A hidden, but human, killer
This hallmark can often be bent or broken. Many times we know who the killer is (Michael Myers in “Halloween”) and/or the killer crosses over into inhuman or supernatural qualities (Freddy Krueger, Chucky). But by and large, the killer of a slasher flick is a normal(ish) human being, and the profound horror comes from the idea that a normal(ish) human being is capable of such madness. More often than not, our killer is masked until the end—or a cathartic revelation simply never comes.
“Psycho” (1960)
In this seminal work of noir-turned-horror, Hitchcock introduces tropes like a hidden killer, explicit violence, a twist ending, and the final girl. “Psycho” remains key to understanding the genre’s origins, especially for actors looking for inspiration in playing victims, survivors, or monsters.
“A Bay of Blood” (1971)
The giallo, an Italian subgenre of loud, pulpy horror-thrillers, is a huge influence on the American slasher. It especially put emphasis on POV murder, innocent women against horrifying men, and bold tableaus of over-saturated violence. Mario Bava’s “A Bay of Blood” is a major entry, telling the lurid tale of a murder spree at a beachside property. Carlo Rambaldi designed its gory, bravura special effects nearly a decade before he won Oscars for Ridley Scott’s “Alien” and Steven Spielberg’s “E.T. the Extra-Terrestrial.”
“The Texas Chain Saw Massacre” (1974)
Leatherface is one of the slasher icons, and his introduction comes in one of the most purely upsetting pieces of art ever made. Hooper’s “The Texas Chain Saw Massacre” retains its influential power in every facet of its craft. The setup is simple: What if a family of deranged cannibal killers kidnapped and terrorized some young adults? But the raw filmmaking and performances touch on some particularly brutal ideals of evil that a large portion of the audience just hadn’t experienced.
“Black Christmas” (1974)
Originally underseen, Bob Clark’s “Black Christmas” has since been recognized as an immensely important text in the slasher canon. (After all, it wrote the winning formula of “serial murderer” plus “a holiday.”) In it, an anonymous killer targets and dispatches a group of sorority students. Clark and screenwriter Roy Moore’s surprising mix of misanthropy and feminism remain striking to this day.
“Halloween” (1978)
Perhaps the ultimate slasher movie, Carpenter’s “Halloween” features a litany of sequences and ideas that have since been imitated ad infinitum. This includes point-of-view shots, a killer’s mask, a strong-willed final girl, an adult authority figure trying to make sense of madness, and the representation of unknowable, uncontrollable evil.
“Friday the 13th” (1980)
Other “Friday the 13th” films in the 12-movie franchise may play more like a regular slasher, especially when it comes to their use of hockey-masked villain Jason Voorhees. But the first visit to Camp Crystal Lake remains essential not just for how much it solidified the subgenre’s inverse relationship between morality and violence, but also for its relationship to Hitchcock’s “Psycho,” especially in the final twist.

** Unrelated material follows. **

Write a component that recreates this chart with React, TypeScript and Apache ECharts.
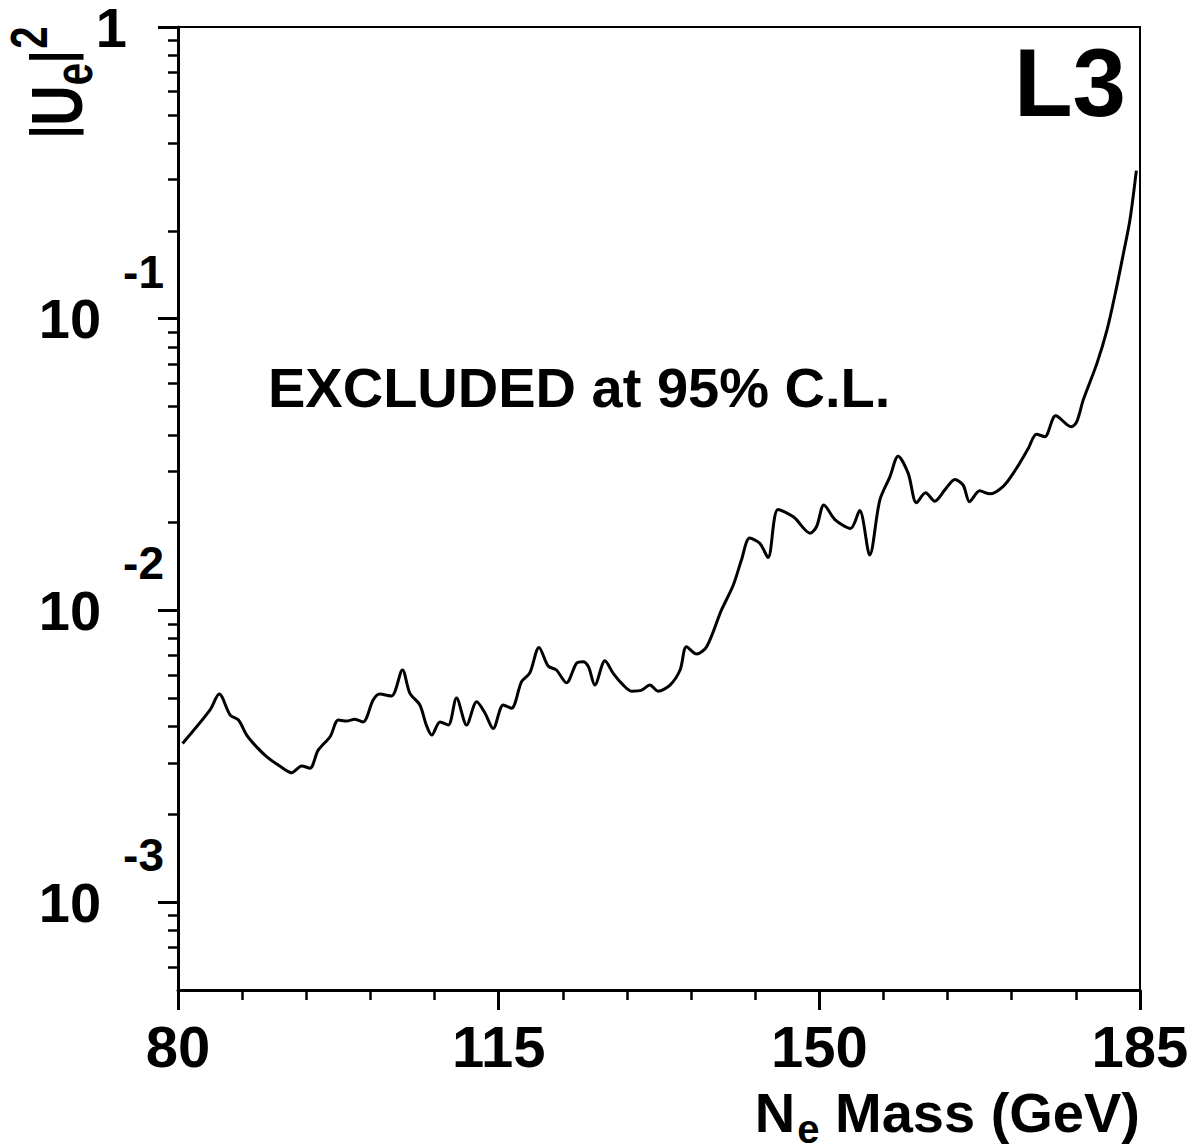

“A Nightmare on Elm Street” (1984)
“One, two, Freddy’s coming for you.” In Craven’s “A Nightmare on Elm Street,” there’s nowhere to run from the man with the finger-claws, as he infiltrates your dreams in surreal, gore-soaked vignettes of carnage. Craven’s entry is especially notable for blurring the humanity of the killer, making him an explicitly supernatural, even undead figure.
“Scream” (1996)
More than a decade later, Craven returned to the scene of the crime with a new blade-wielding icon and a satirical bone to pick. “Scream” works beautifully as a slasher film and a comedic takedown of the subgenre, with characters telling savvy filmgoers the rules of the very type of film they’re watching. This is another benchmark for actor inspiration, particularly from a multilayered Neve Campbell and deeply committed Matthew Lillard.
“X” (2022)
West’s “X” is a lurid genre film about filmmakers making a lurid genre film (in their case, pornography), but the deconstructive impulses play less overtly critical than in works like “Scream.” In this case, West and his performing muse Mia Goth are crafting an unabashed love letter full of playfulness and joy, even when they make some nifty statements about our relationship to fame, sex, and violence.